GOAL OF THE EXERCISE: Extract everything from the first line through the line with "0.022, 0.019, 0.029];", both ends included, except for any pictures.
### DATASET EXCERPTS ###
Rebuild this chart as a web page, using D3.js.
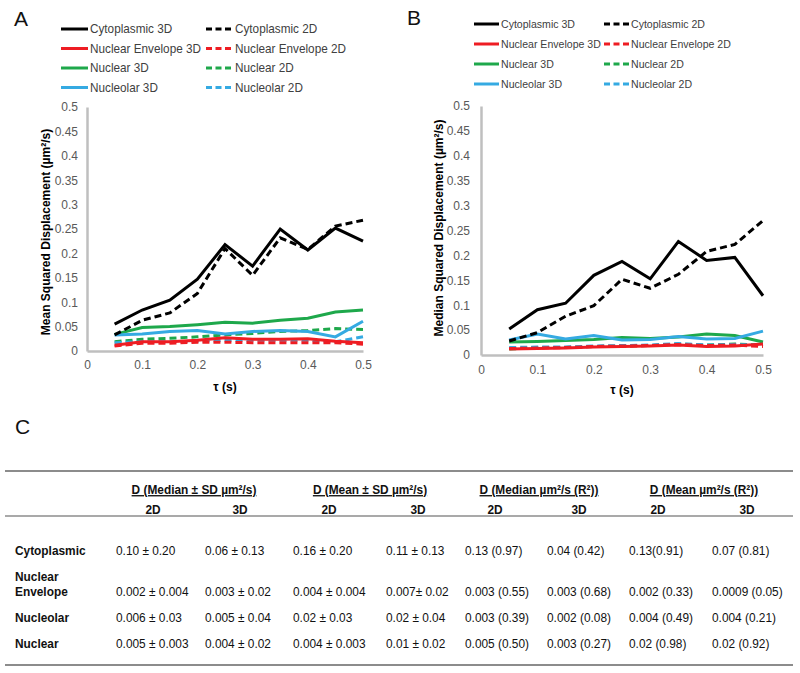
<!DOCTYPE html>
<html><head><meta charset="utf-8">
<script src="https://cdn.jsdelivr.net/npm/d3@7"></script>
<style>
html,body{margin:0;padding:0;background:#fff;}
svg{display:block;}
</style>
</head><body>
<svg id="c" width="800" height="673"></svg>
<script>
// ---------- DATA ----------
const tau = [0.05, 0.10, 0.15, 0.20, 0.25, 0.30, 0.35, 0.40, 0.45, 0.50];
const xTicks = [0, 0.1, 0.2, 0.3, 0.4, 0.5];
const yTicks = [0, 0.05, 0.1, 0.15, 0.2, 0.25, 0.3, 0.35, 0.4, 0.45, 0.5];
const yTickLabels = ["0", "0.05", "0.1", "0.15", "0.2", "0.25", "0.3", "0.35", "0.4", "0.45", "0.5"];
const xTickLabels = ["0", "0.1", "0.2", "0.3", "0.4", "0.5"];

const seriesNames = ["Cytoplasmic 3D", "Cytoplasmic 2D", "Nuclear Envelope 3D", "Nuclear Envelope 2D",
                     "Nuclear 3D", "Nuclear 2D", "Nucleolar 3D", "Nucleolar 2D"];
const seriesColors = ["#000000", "#000000", "#ee1d23", "#ee1d23", "#1ea84b", "#1ea84b", "#35aae2", "#35aae2"];
const seriesDashed = [false, true, false, true, false, true, false, true];

// Panel A: Mean squared displacement
const meanCyto3D   = [0.055, 0.084, 0.104, 0.147, 0.218, 0.174, 0.250, 0.207, 0.252, 0.225];
const meanCyto2D   = [0.033, 0.063, 0.078, 0.118, 0.210, 0.155, 0.232, 0.208, 0.256, 0.268];
const meanNE3D     = [0.012, 0.019, 0.019, 0.022, 0.027, 0.024, 0.024, 0.025, 0.020, 0.017];
const meanNE2D     = [0.010, 0.016, 0.016, 0.018, 0.018, 0.017, 0.017, 0.017, 0.017, 0.014];
const meanNuc3D    = [0.034, 0.048, 0.050, 0.054, 0.059, 0.057, 0.063, 0.067, 0.080, 0.084];
const meanNuc2D    = [0.019, 0.024, 0.026, 0.029, 0.033, 0.036, 0.040, 0.042, 0.046, 0.044];
const meanNucleo3D = [0.033, 0.035, 0.040, 0.042, 0.035, 0.040, 0.042, 0.040, 0.029, 0.061];
const meanNucleo2D = [0.017, 0.019, 0.019, 0.020, 0.022, 0.022, 0.022, 0.022, 0.019, 0.029];

// Panel B: Median squared displacement
const medCyto3D   = [0.052, 0.091, 0.104, 0.160, 0.188, 0.153, 0.228, 0.190, 0.196, 0.119];
const medCyto2D   = [0.028, 0.045, 0.078, 0.099, 0.152, 0.134, 0.162, 0.208, 0.222, 0.270];
const medNE3D     = [0.012, 0.013, 0.014, 0.016, 0.017, 0.018, 0.020, 0.017, 0.018, 0.022];
const medNE2D     = [0.013, 0.014, 0.015, 0.017, 0.018, 0.019, 0.021, 0.019, 0.020, 0.017];
const medNuc3D    = [0.026, 0.027, 0.029, 0.031, 0.035, 0.033, 0.036, 0.042, 0.039, 0.026];
const medNuc2D    = [0.012, 0.015, 0.015, 0.017, 0.018, 0.019, 0.022, 0.020, 0.022, 0.020];
const medNucleo3D = [0.030, 0.042, 0.032, 0.039, 0.030, 0.031, 0.037, 0.032, 0.033, 0.048];
const medNucleo2D = [0.015, 0.016, 0.016, 0.018, 0.019, 0.020, 0.023, 0.020, 0.021, 0.020];

// Panel C: table
const tableGroups = ["D (Median ± SD µm²/s)", "D (Mean ± SD µm²/s)", "D (Median µm²/s (R²))", "D (Mean µm²/s (R²))"];
const tableSubs = ["2D", "3D", "2D", "3D", "2D", "3D", "2D", "3D"];
const tableRowLabels = [["Cytoplasmic"], ["Nuclear", "Envelope"], ["Nucleolar"], ["Nuclear"]];
const rowCytoplasmic = ["0.10 ± 0.20", "0.06 ± 0.13", "0.16 ± 0.20", "0.11 ± 0.13", "0.13 (0.97)", "0.04 (0.42)", "0.13(0.91)", "0.07 (0.81)"];
const rowEnvelope    = ["0.002 ± 0.004", "0.003 ± 0.02", "0.004 ± 0.004", "0.007± 0.02", "0.003 (0.55)", "0.003 (0.68)", "0.002 (0.33)", "0.0009 (0.05)"];
const rowNucleolar   = ["0.006 ± 0.03", "0.005 ± 0.04", "0.02 ± 0.03", "0.02 ± 0.04", "0.003 (0.39)", "0.002 (0.08)", "0.004 (0.49)", "0.004 (0.21)"];
const rowNuclear     = ["0.005 ± 0.003", "0.004 ± 0.02", "0.004 ± 0.003", "0.01 ± 0.02", "0.005 (0.50)", "0.003 (0.27)", "0.02 (0.98)", "0.02 (0.92)"];

// ---------- DRAW ----------
const svg = d3.select("#c");
const FONT = "'Liberation Sans', Arial, Helvetica, sans-serif";

function panel(cfg) {
  const g = svg.append("g");
  const x = d3.scaleLinear().domain([0, 0.5]).range([cfg.x0, cfg.x1]);
  const y = d3.scaleLinear().domain([0, 0.5]).range([cfg.y0, cfg.y1]);

  g.append("text").attr("x", cfg.letterX).attr("y", cfg.letterY)
    .attr("font-family", FONT).attr("font-size", 21).attr("fill", "#111").text(cfg.letter);

  const yAxis = d3.axisLeft(y).tickValues(yTicks).tickSize(0).tickPadding(cfg.yPad)
    .tickFormat((d, i) => yTickLabels[i]);
  const ya = g.append("g").attr("transform", `translate(${cfg.x0},0)`).call(yAxis);
  const xAxis = d3.axisBottom(x).tickValues(xTicks).tickSize(0).tickPadding(cfg.xPad)
    .tickFormat((d, i) => xTickLabels[i]);
  const xa = g.append("g").attr("transform", `translate(0,${cfg.y0})`).call(xAxis);
  [ya, xa].forEach(a => {
    a.select(".domain").attr("stroke", "#bfbfbf").attr("stroke-width", 2.5);
    a.selectAll("text").attr("font-family", FONT).attr("font-size", 12).attr("fill", "#595959");
  });

  const line = d3.line().x((d, i) => x(tau[i])).y(d => y(d));
  const order = [4, 5, 6, 7, 2, 3, 0, 1];
  order.forEach(k => {
    g.append("path").datum(cfg.series[k]).attr("d", line)
      .attr("fill", "none").attr("stroke", seriesColors[k]).attr("stroke-width", 3)
      .attr("stroke-dasharray", seriesDashed[k] ? "7,4" : null)
      .attr("stroke-linejoin", "miter");
  });

  g.append("text").attr("x", cfg.xtX).attr("y", cfg.xtY).attr("text-anchor", "middle")
    .attr("font-family", FONT).attr("font-size", 12).attr("font-weight", "bold").attr("fill", "#000")
    .text("τ (s)");
  g.append("text").attr("transform", `translate(${cfg.ytX},${cfg.ytY}) rotate(-90)`)
    .attr("text-anchor", "middle")
    .attr("font-family", FONT).attr("font-size", 12).attr("font-weight", "bold").attr("fill", "#000")
    .text(cfg.yTitle);

  seriesNames.forEach((name, k) => {
    const col = k % 2, row = Math.floor(k / 2);
    const lx = cfg.legX[col], ly = cfg.legY0 + row * cfg.legDY;
    g.append("line").attr("x1", lx).attr("x2", lx + cfg.legLen).attr("y1", ly).attr("y2", ly)
      .attr("stroke", seriesColors[k]).attr("stroke-width", 3)
      .attr("stroke-dasharray", seriesDashed[k] ? "6,3.5" : null);
    g.append("text").attr("transform", `translate(${lx + cfg.legLen + 2},${ly}) scale(${cfg.legSX},1)`)
      .attr("dy", "0.35em")
      .attr("font-family", FONT).attr("font-size", cfg.legFont).attr("fill", "#404040")
      .text(name);
  });
}

panel({
  letter: "A", letterX: 14, letterY: 26,
  x0: 87, x1: 363, y0: 351, y1: 107, yPad: 9, xPad: 9,
  series: [meanCyto3D, meanCyto2D, meanNE3D, meanNE2D, meanNuc3D, meanNuc2D, meanNucleo3D, meanNucleo2D],
  xtX: 225, xtY: 391, ytX: 50, ytY: 232,
  yTitle: "Mean Squared Displacement (µm²/s)",
  legX: [61, 206], legLen: 27, legY0: 29, legDY: 19.5, legFont: 12.5, legSX: 0.94
});
panel({
  letter: "B", letterX: 407, letterY: 25,
  x0: 481, x1: 763, y0: 355, y1: 106, yPad: 11, xPad: 10,
  series: [medCyto3D, medCyto2D, medNE3D, medNE2D, medNuc3D, medNuc2D, medNucleo3D, medNucleo2D],
  xtX: 622, xtY: 394, ytX: 443, ytY: 228,
  yTitle: "Median Squared Displacement (µm²/s)",
  legX: [474, 604], legLen: 25, legY0: 24, legDY: 20, legFont: 11.5, legSX: 0.92
});

// ---------- TABLE ----------
const t = svg.append("g");
t.append("text").attr("x", 15).attr("y", 434).attr("font-family", FONT).attr("font-size", 21)
  .attr("fill", "#111").text("C");

const colStarts = [116, 205, 293, 386, 465, 547, 629, 712];
const subCenters = [153, 240, 329, 418, 495, 579, 658, 747];
const groupCenters = [194, 370, 539, 704];
const tx = d3.scaleOrdinal().domain(d3.range(8)).range(colStarts);
const SX = 0.88; // narrow face emulation

function ttext(x, y, s, opts) {
  return t.append("text").attr("transform", `translate(${x},${y}) scale(${SX},1)`)
    .attr("font-family", FONT).attr("font-size", 13.5)
    .attr("font-weight", opts.bold ? "bold" : null)
    .attr("text-anchor", opts.anchor || "start")
    .attr("text-decoration", opts.underline ? "underline" : null)
    .attr("fill", "#111").text(s);
}

t.append("line").attr("x1", 5).attr("x2", 793).attr("y1", 471).attr("y2", 471)
  .attr("stroke", "#8c8c8c").attr("stroke-width", 2);
t.append("line").attr("x1", 5).attr("x2", 793).attr("y1", 516).attr("y2", 516)
  .attr("stroke", "#8c8c8c").attr("stroke-width", 1.5);
t.append("line").attr("x1", 5).attr("x2", 793).attr("y1", 665).attr("y2", 665)
  .attr("stroke", "#8c8c8c").attr("stroke-width", 2);

tableGroups.forEach((gname, i) => ttext(groupCenters[i], 494, gname, {bold: true, anchor: "middle", underline: true}));
tableSubs.forEach((s, i) => ttext(subCenters[i], 514, s, {bold: true, anchor: "middle"}));

const rows = [rowCytoplasmic, rowEnvelope, rowNucleolar, rowNuclear];
const rowY = [555, 596, 622, 648];
rows.forEach((r, ri) => {
  const lab = tableRowLabels[ri];
  lab.forEach((l, li) => ttext(15, rowY[ri] - (lab.length - 1 - li) * 15, l, {bold: true}));
  r.forEach((v, ci) => ttext(tx(ci), rowY[ri], v, {}));
});
</script>
</body></html>
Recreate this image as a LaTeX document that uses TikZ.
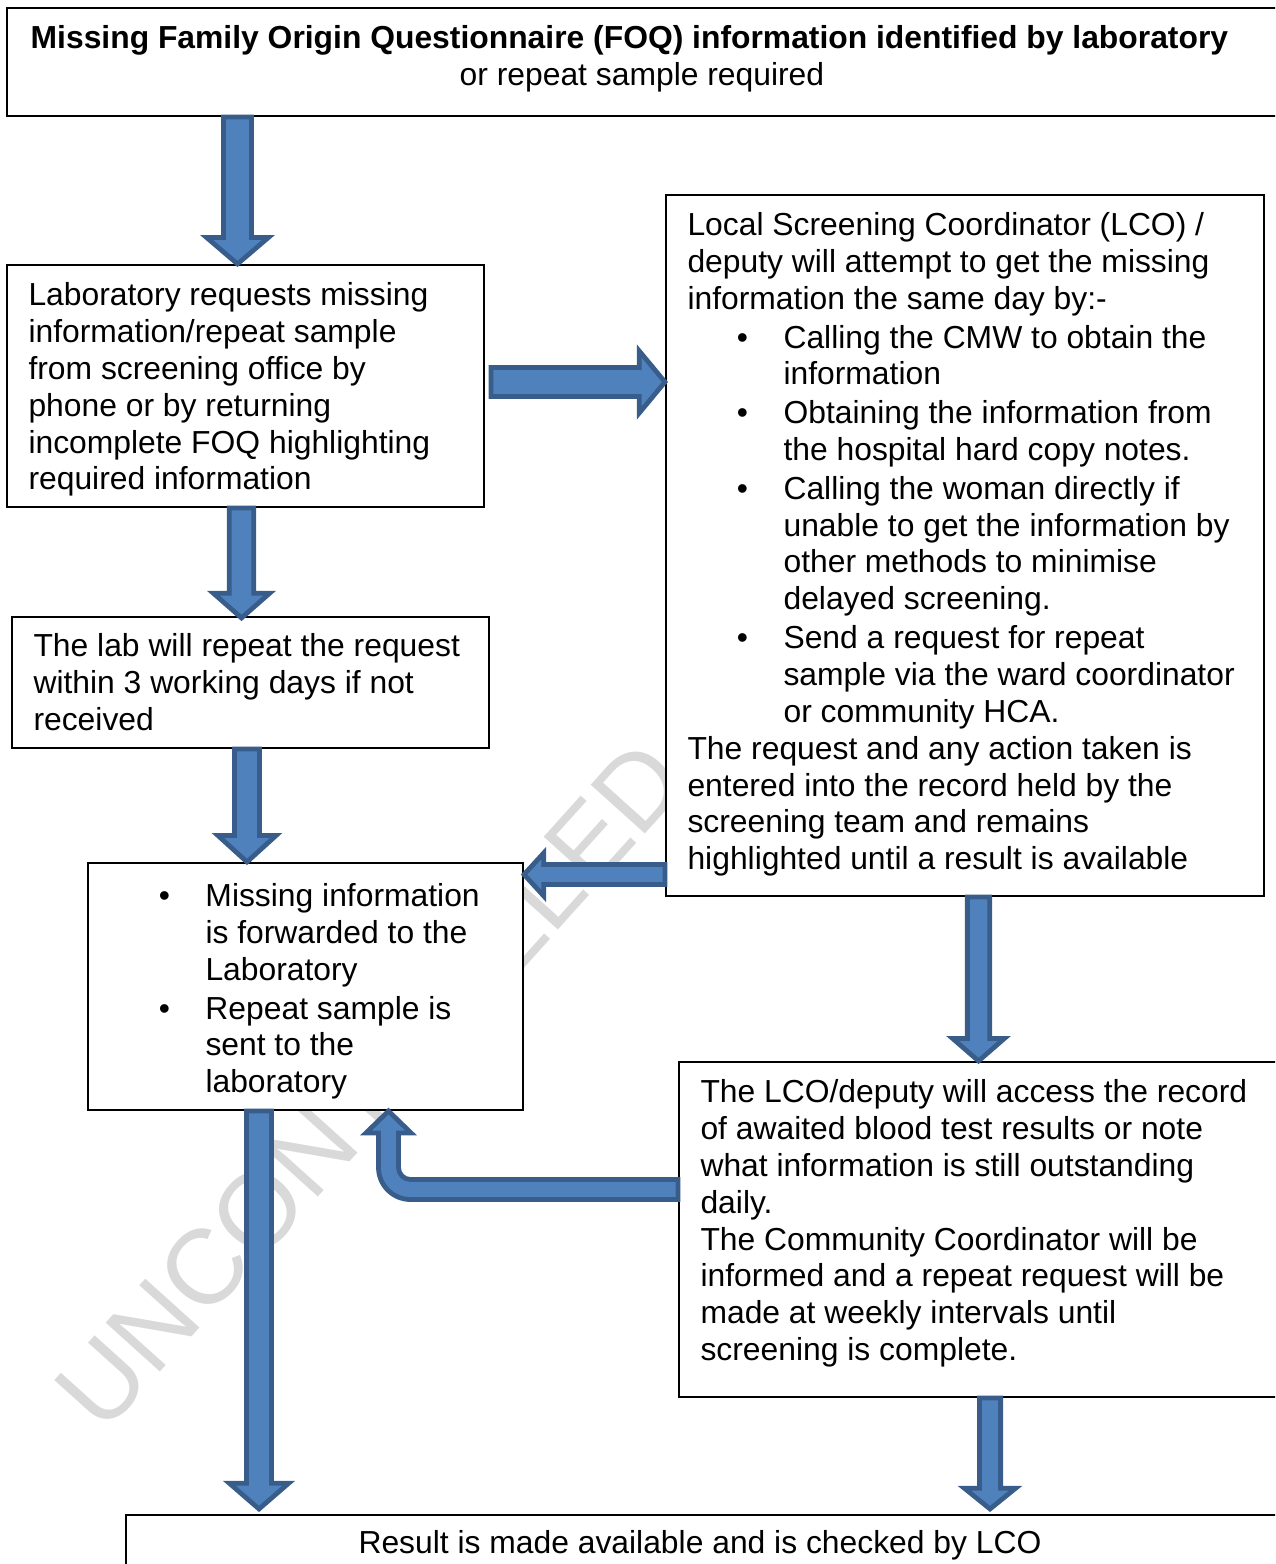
###
THE SOLUTION:
Rebuild this chart as a web page, using D3.js.
<!DOCTYPE html>
<html><head><meta charset="utf-8">
<script src="https://cdn.jsdelivr.net/npm/d3@7"></script>
<style>
html,body{margin:0;padding:0;background:#fff;}
svg{display:block;}
</style>
</head><body>
<svg id="c" width="800" height="673"></svg>
<script>
// ---------- DATA ----------
const tau = [0.05, 0.10, 0.15, 0.20, 0.25, 0.30, 0.35, 0.40, 0.45, 0.50];
const xTicks = [0, 0.1, 0.2, 0.3, 0.4, 0.5];
const yTicks = [0, 0.05, 0.1, 0.15, 0.2, 0.25, 0.3, 0.35, 0.4, 0.45, 0.5];
const yTickLabels = ["0", "0.05", "0.1", "0.15", "0.2", "0.25", "0.3", "0.35", "0.4", "0.45", "0.5"];
const xTickLabels = ["0", "0.1", "0.2", "0.3", "0.4", "0.5"];

const seriesNames = ["Cytoplasmic 3D", "Cytoplasmic 2D", "Nuclear Envelope 3D", "Nuclear Envelope 2D",
                     "Nuclear 3D", "Nuclear 2D", "Nucleolar 3D", "Nucleolar 2D"];
const seriesColors = ["#000000", "#000000", "#ee1d23", "#ee1d23", "#1ea84b", "#1ea84b", "#35aae2", "#35aae2"];
const seriesDashed = [false, true, false, true, false, true, false, true];

// Panel A: Mean squared displacement
const meanCyto3D   = [0.055, 0.084, 0.104, 0.147, 0.218, 0.174, 0.250, 0.207, 0.252, 0.225];
const meanCyto2D   = [0.033, 0.063, 0.078, 0.118, 0.210, 0.155, 0.232, 0.208, 0.256, 0.268];
const meanNE3D     = [0.012, 0.019, 0.019, 0.022, 0.027, 0.024, 0.024, 0.025, 0.020, 0.017];
const meanNE2D     = [0.010, 0.016, 0.016, 0.018, 0.018, 0.017, 0.017, 0.017, 0.017, 0.014];
const meanNuc3D    = [0.034, 0.048, 0.050, 0.054, 0.059, 0.057, 0.063, 0.067, 0.080, 0.084];
const meanNuc2D    = [0.019, 0.024, 0.026, 0.029, 0.033, 0.036, 0.040, 0.042, 0.046, 0.044];
const meanNucleo3D = [0.033, 0.035, 0.040, 0.042, 0.035, 0.040, 0.042, 0.040, 0.029, 0.061];
const meanNucleo2D = [0.017, 0.019, 0.019, 0.020, 0.022, 0.022, 0.022, 0.022, 0.019, 0.029];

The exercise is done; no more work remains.